Melanie McDonagh Melanie McDonagh

If I were Richard Dawkins, I’d count my blessings

It reflects rather well on Richard Dawkins that he still hasn’t joined his followers – the religious connotations of the word are intentional – in objecting to the Church of England tweet on Friday about praying for his recovery from a stroke.

Presumably the CofE did so on the basis of Christ’s exhortation to ‘Love your enemies, do good to those who hate you and pray for them that persecute and calumniate you’, as well as genuine affection for the old boy. But of course the kindly post got the inevitable response from more than 1,000 outraged Dawkinsites: ‘Sarcastic or ignorant?’ one asked.

This did not quite equal the response of the late Christopher ‘God is not Great’ Hitchens to the news that Christians were busy praying for his recovery from cancer. ‘What if I pulled through and the pious faction contentedly claimed that their prayers had been answered?’ he wrote crossly. ‘That would somehow be irritating. I don’t mean to be churlish about any kind intentions, but when September 20 [the Pray for Christopher Hitchens Day] comes, please do not trouble deaf heaven with your bootless cries. Unless, of course, it makes you feel better.’

But that was in turn surpassed by the preposterous Johann Hari, who so splendidly amalgamated journalism and pure fiction during his time at the Independent, and who declared: ‘I forbid everyone from praying for [Hitch].’ The inevitable upshot was that one’s impulse was to do just that, though I contained it.

Look, either God exists and may answer prayer, in which case praying for Prof Dawkins’ recovery is a good and kindly act or He does not exist and prayer is useless, in which case no harm is done. If Prof Dawkins pulls through, as I hope he does, then his Christian bedesmen can take a quiet pride in their work, and he can maintain that au contraire, the credit goes to the doctors. It’ll be a nicely pointless exercise. Because when miracles happen, as Thomas Aquinas observed, they happen quite as much in the ordinary workings of nature as in apparently spectacular interventions on the part of God.

Besides, Prof Dawkins is really not very much of a thorn in the side of Christians, not by comparison with more venerable atheists; for the funniest rebuttal of his book, The God Delusion, see the review by Terry Eagleton in the LRB, which famously begins: ‘Imagine someone holding forth on biology whose only knowledge of the subject is the Book of British Birds, and you have a rough idea of what it feels like to read Richard Dawkins on theology.’

In fact, the Prof occasionally reads like he nurses a soft spot for cultural Anglicanism.  One of the more interesting dialogues between him and the late Hitch was published in the New Statesman last year, and it raised the interesting question from the Prof: ‘Do you ever worry that if we win and, so to speak, destroy Christianity, that vacuum would be filled by Islam?’

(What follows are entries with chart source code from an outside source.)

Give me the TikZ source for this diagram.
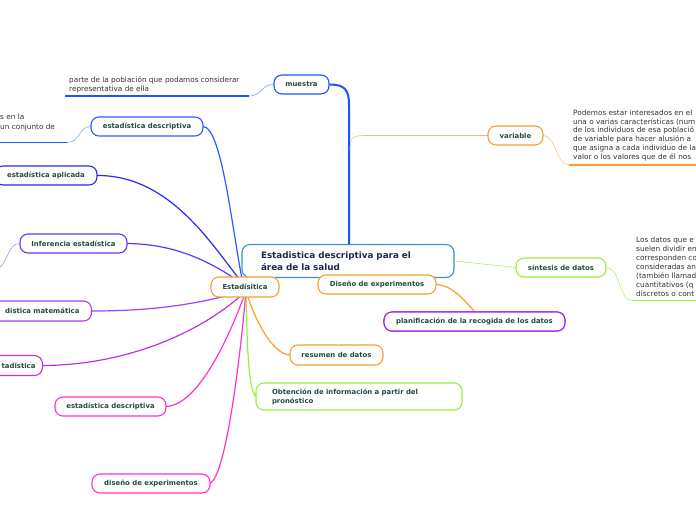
\documentclass[tikz,border=0pt]{standalone}
\usepackage{fontspec}
\setmainfont{DejaVu Sans}
\definecolor{labc}{HTML}{1E4D3C}
\definecolor{cenc}{HTML}{1B2B4B}
\definecolor{notec}{HTML}{333333}
\definecolor{cblue}{HTML}{3A8FD8}
\definecolor{bmu}{HTML}{1A53FF}
\definecolor{bed}{HTML}{2B5CFF}
\definecolor{bapl}{HTML}{2A2AEE}
\definecolor{binf}{HTML}{6633FF}
\definecolor{bmat}{HTML}{A040F0}
\definecolor{btad}{HTML}{C030E0}
\definecolor{bmag}{HTML}{FF30D0}
\definecolor{bora}{HTML}{F5A030}
\definecolor{bgrn}{HTML}{99EE33}
\definecolor{bpur}{HTML}{A020F0}
\begin{document}
\begin{tikzpicture}[x=1pt,y=-1pt,
  topic/.style={draw, line width=1.1pt, rounded corners=8pt, fill=white,
    font={\fontsize{6.9}{8}\selectfont\bfseries}, text=labc, inner sep=0pt, minimum height=19pt},
  conn/.style={line width=1.2pt},
  thinc/.style={line width=0.6pt},
  ul/.style={line width=1.6pt},
  note/.style={font={\fontsize{7.3}{9.3}\selectfont}, text=notec, align=left, inner sep=0pt, anchor=north west}
]
\useasboundingbox (0,0) rectangle (696,520);

\coordinate (hubT) at (243,284);
\coordinate (hubB) at (246,291);

\coordinate (mu1) at (65,96);
\coordinate (mu2) at (249,96);
\coordinate (ed1) at (0,142.5);
\coordinate (ed2) at (67,142.5);
\coordinate (va1) at (569,165);
\coordinate (va2) at (700,165);
\coordinate (si1) at (632,300.5);
\coordinate (si2) at (700,300.5);
\coordinate (infx) at (-1,268);
\coordinate (vtop) at (350,150);

% ---------- central ----------
\node[topic, draw=cblue, minimum width=212pt, minimum height=33pt, text width=174pt, inner xsep=19pt, align=left,
  font={\fontsize{8.8}{11.8}\selectfont\bfseries}, text=cenc] (central) at (348,261)
  {Estadistica descriptiva para el\\área de la salud};

% ---------- connectors to Estadísitica ----------
\draw[conn, draw=bed] (203,126.5) .. controls (222,127) and (232,230) .. (hubT);
\draw[conn, draw=bapl] (97,175.5) .. controls (170,175) and (212,245) .. (hubT);
\draw[conn, draw=binf] (127,243.5) .. controls (180,244) and (215,265) .. (hubT);
\draw[conn, draw=bmat] (92,311) .. controls (170,311) and (210,300) .. (hubB);
\draw[conn, draw=btad] (43,365.5) .. controls (130,365) and (205,330) .. (hubB);
\draw[conn, draw=bmag] (166,406.5) .. controls (198,405) and (228,340) .. (hubB);
\draw[conn, draw=bmag] (210,483.5) .. controls (226,475) and (240,360) .. (hubB);
\draw[conn, draw=bora] (290,355) .. controls (272,354) and (255,320) .. (hubB);
\draw[conn, draw=bgrn] (256,396.5) .. controls (248,390) and (247,340) .. (hubB);

\node[topic, draw=bora, minimum width=68pt, minimum height=20pt] (est) at (245,287) {Estadísitica};

\node[topic, draw=bmu, minimum width=55pt] (muestra) at (301.5,84.5) {muestra};
\node[topic, draw=bed, minimum width=112pt] (edblue) at (147,126.5) {estadística descriptiva};
\node[topic, draw=bapl, minimum width=102pt] (apl) at (46,175.5) {estadística aplicada};
\node[topic, draw=binf, minimum width=107pt] (inf) at (73.5,243.5) {Inferencia estadística};
\node[topic, draw=bmat, minimum height=20pt, anchor=east, text width=150pt, align=right, inner xsep=12pt] (mat) at (92,311) {distica matemática};
\node[topic, draw=btad, minimum height=20pt, anchor=east, text width=80pt, align=right, inner xsep=7pt] (tad) at (43,365.5) {tadistica};
\node[topic, draw=bmag, minimum width=111pt] (edmag) at (110.5,406.5) {estadística descriptiva};
\node[topic, draw=bmag, minimum width=118pt] (dexp) at (151,483.5) {diseño de experimentos};
\node[topic, draw=bora, minimum width=93pt, minimum height=20pt] (res) at (336.5,355) {resumen de datos};
\node[topic, draw=bgrn, minimum width=206pt, minimum height=27pt, text width=174pt, inner xsep=16pt, align=left,
  font={\fontsize{6.9}{9}\selectfont\bfseries}] (obt) at (359,396.5)
  {Obtención de información a partir del\\pronóstico};

% muestra to central
\draw[line width=2pt, draw=bmu] (muestra.east) .. controls (345,84.5) and (349,90) .. (349,105) -- (349,244);
% variable
\draw[thinc, draw=bora!70] (vtop) .. controls (350,138) and (352,135.5) .. (365,135.5) -- (488,135.5);
% sintesis
\draw[thinc, draw=bgrn!80] (central.east) -- (516,267.5);

\node[topic, draw=bora, minimum width=118pt] (dis) at (377,284.5) {Diseño de experimentos};
\node[topic, draw=bpur, minimum width=181pt] (plan) at (474.5,321.5) {planificación de la recogida de los datos};
\draw[conn, draw=bora] (dis.east) .. controls (452,285) and (464,300) .. (plan.north);
\node[topic, draw=bpur, minimum width=181pt] at (474.5,321.5) {planificación de la recogida de los datos};

\node[topic, draw=bora, minimum width=55pt] (var) at (515.5,135.5) {variable};
\node[topic, draw=bgrn, minimum width=90pt] (sin) at (561,267.5) {síntesis de datos};

% ---------- notes ----------
\node[note] (nmu) at (69,76) {parte de la población que podamos considerar\\representativa de ella};
\draw[ul, draw=bmu] (mu1) -- (mu2);
\draw[thinc, draw=bmu!55] (mu2) .. controls (262,96) and (261,84.5) .. (muestra.west);

\node[note] (ned) at (0,114) {s en la\\un conjunto de};
\draw[ul, draw=bed] (ed1) -- (ed2);
\draw[thinc, draw=bed!55] (ed2) .. controls (80,142.5) and (79,126.5) .. (edblue.west);

\draw[thinc, draw=binf!55] (inf.west) .. controls (8,243.5) and (8,262) .. (infx);

\node[note, font={\fontsize{7.3}{8.8}\selectfont}] (nvar) at (573,109.5) {Podemos estar interesados en el\\una o varias características (num\\de los individuos de esa població\\de variable para hacer alusión a\\que asigna a cada individuo de la\\valor o los valores que de él nos};
\draw[ul, draw=bora] (va1) -- (va2);
\draw[thinc, draw=bora!60] (var.east) .. controls (556,135.5) and (556,165) .. (va1);

\node[note, font={\fontsize{7.3}{9}\selectfont}] (nsin) at (636,236.5) {Los datos que e\\suelen dividir en\\corresponden co\\consideradas an\\(también llamad\\cuantitativos (q\\discretos o cont};
\draw[ul, draw=bgrn] (si1) -- (si2);
\draw[thinc, draw=bgrn!70] (sin.east) .. controls (620,267.5) and (619,300.5) .. (si1);

\end{tikzpicture}
\end{document}
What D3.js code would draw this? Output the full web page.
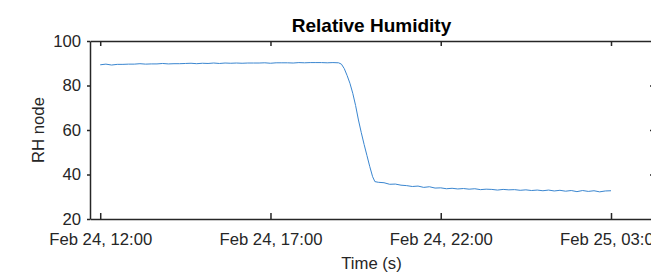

The answer from Hitch was no, but it’s a conundrum that faces quite a few contemporary atheists. The alternative to Christianity right now may not be their worldview; it may be the Islamic one. There’s a world out there – in Pakistan, for instance – in which atheists have far greater things to worry about than members of the Church of England praying for them. If I were Prof Dawkins, I’d count my blessings.